English graduate students typically spend 2-3 years in school en route to their degrees, although intensive or accelerated plans may also be available for students looking to shorten the calendar length of their programs.
What are the requirements to start an online master's degree in English?
Before applying to an online master's in English program, students should plan on earning an accredited bachelor's degree. Some institutions may prefer or require an undergraduate degree in English or a related field, but others can look to your application essay, writing portfolio and other admissions materials as the primary decision-makers of your quest for enrollment.
Many colleges and universities also have a basic GPA requirement for admission, with 2.5-3 being a common range. You'll also likely be asked to submit up to three letters of recommendation from colleagues or former professors.
Why earn a master's in English online?
If you're looking to advance in your existing career, chances are you won't want to leave your job for 2-3 years to earn your master's degree.

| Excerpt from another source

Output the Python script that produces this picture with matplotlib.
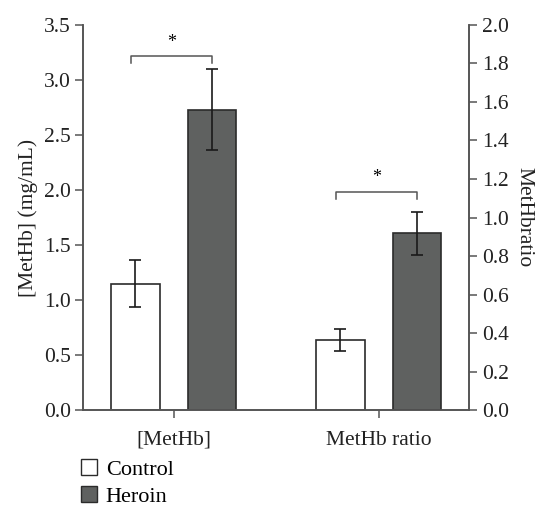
import matplotlib
matplotlib.use('Agg')
import matplotlib.pyplot as plt
import numpy as np
from matplotlib.patches import Patch

plt.rcParams['font.family'] = ['Liberation Serif', 'DejaVu Serif']
plt.rcParams['font.size'] = 15.5

# ---- data ----
categories = ['[MetHb]', 'MetHb ratio']
groups = ['Control', 'Heroin']
methb_mean = [1.15, 2.73]          # mg/mL, left axis
methb_err = [0.21, 0.37]
ratio_mean = [0.364, 0.918]        # ratio, right axis
ratio_err = [0.058, 0.112]
methb_sig_y = 3.22
ratio_sig_y = 1.134

bar_colors = ['white', '#5f6160']
edge = '#2b2b2b'
spine_col = '#555555'

#======================================================
fig = plt.figure(figsize=(5.36, 5.08), dpi=100)
ax = fig.add_axes([0.1554, 0.1929, 0.7202, 0.7579])
ax2 = ax.twinx()

x = np.arange(len(categories))
w = 0.236
offs = [-0.187, 0.187]

for i in range(2):
    ax.bar(x[0] + offs[i], methb_mean[i], w, yerr=methb_err[i], color=bar_colors[i],
           edgecolor=edge, linewidth=1.2, capsize=4.5,
           error_kw=dict(elinewidth=1.2, capthick=1.2, ecolor='#1a1a1a'), zorder=2)
    ax2.bar(x[1] + offs[i], ratio_mean[i], w, yerr=ratio_err[i], color=bar_colors[i],
            edgecolor=edge, linewidth=1.2, capsize=4.5,
            error_kw=dict(elinewidth=1.2, capthick=1.2, ecolor='#1a1a1a'), zorder=2)

# significance brackets
def bracket(a, x0, x1, y, drop, star_gap):
    a.plot([x0, x0, x1, x1], [y - drop, y, y, y - drop], color=spine_col, lw=1.1,
           clip_on=False)
    a.text((x0 + x1) / 2, y + star_gap, '*', ha='center', va='center', fontsize=13)

bracket(ax, x[0] + offs[0] - 0.02, x[0] + offs[1], methb_sig_y, 0.07, 0.12)
bracket(ax2, x[1] + offs[0] - 0.02, x[1] + offs[1], ratio_sig_y, 0.04, 0.075)

ax.set_xlim(-0.441, 1.442)
ax.set_ylim(0, 3.5)
ax2.set_ylim(0, 2.0)
ax.set_yticks(np.arange(0, 3.51, 0.5))
ax.set_yticklabels(['%.1f' % v for v in np.arange(0, 3.51, 0.5)])
ax2.set_yticks(np.arange(0, 2.01, 0.2))
ax2.set_yticklabels(['%.1f' % v for v in np.arange(0, 2.01, 0.2)])
ax.set_xticks(x)
ax.set_xticklabels(categories)

for a in (ax, ax2):
    a.spines['top'].set_visible(False)
    for s in ('left', 'right', 'bottom'):
        a.spines[s].set_color(spine_col)
        a.spines[s].set_linewidth(1.2)
    a.tick_params(colors=spine_col, labelcolor='#222222', width=1.1, length=6,
                  labelsize=15.5, pad=3)
ax.tick_params(axis='x', pad=9)

ax.set_ylabel('[MetHb] (mg/mL)', fontsize=15.5, color='#222222', labelpad=4)
ax2.set_ylabel('MetHbratio', fontsize=15.5, color='#222222', rotation=270, labelpad=18)

handles = [Patch(facecolor=c, edgecolor=edge, linewidth=1.0) for c in bar_colors]
fig.legend(handles, groups, loc='lower left', bbox_to_anchor=(0.135, -0.015),
           frameon=False, handlelength=0.7, handleheight=0.7, handletextpad=0.4,
           labelspacing=0.3, prop={'family': 'Liberation Serif', 'size': 16},
           borderaxespad=0)

fig.savefig('out.png', dpi=100)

Earning a master's in English online can allow you to participate in discussions and submit writing assignments without the need to show up at a physical campus, taking some of the stress out of balancing your work and school responsibilities.
Programs that don't involve much discussion or group analysis may also be offered asynchronously, allowing you to view classroom lectures and complete coursework at any time of day that's convenient for you.
The first year of an English master's program usually includes introductory courses in your chosen specialty and a primer seminar course that prepares you for the rigors of graduate study.
Seminar courses and workshops make up much of your second year, as well as the early stages of planning and outlining for your graduate thesis project.
The last two or three semesters of English master's programs are often reserved for intensive focus on your thesis, working with your chosen thesis advisor to help you stay on track and put together a high-quality project.
Master's in English concentrations
While nearly all English programs work to improve students' professional writing, oral communication and textual analysis skills, many also offer concentrations in specific subdisciplines that can allow you to specialize your study plan.
The following topics may be offered as degrees unto themselves or as program concentrations within a general master's degree in English:
- Applied linguistics. If you're interested in the way that English and other languages are learned and used across cultures, as well as in understanding the mechanical components and grammatical patterns of language in general, this concentration can help you learn more.
- Creative writing. Master's degrees in creative writing may be offered as an M.A. or an M.F.A. in English and typically focus on studying the semantic and structural features of fictional and expressive text. Sub-concentrations in creative writing include, fiction, poetry, creative non-fiction and scriptwriting.
- Literature. In contrast to a creative writing degree, in which students endeavor to create new literary work, an M.A. in literature concentrates on analyzing the great books, poems and plays of the past and learning ways to effectively teach them to future students.
- Professional writing. The ways in which language is used in business, industry and government tend to differ quite a bit from the evocative descriptions and emotional content of literature and drama. A concentration in professional writing can help you master English as it's used in workplace settings.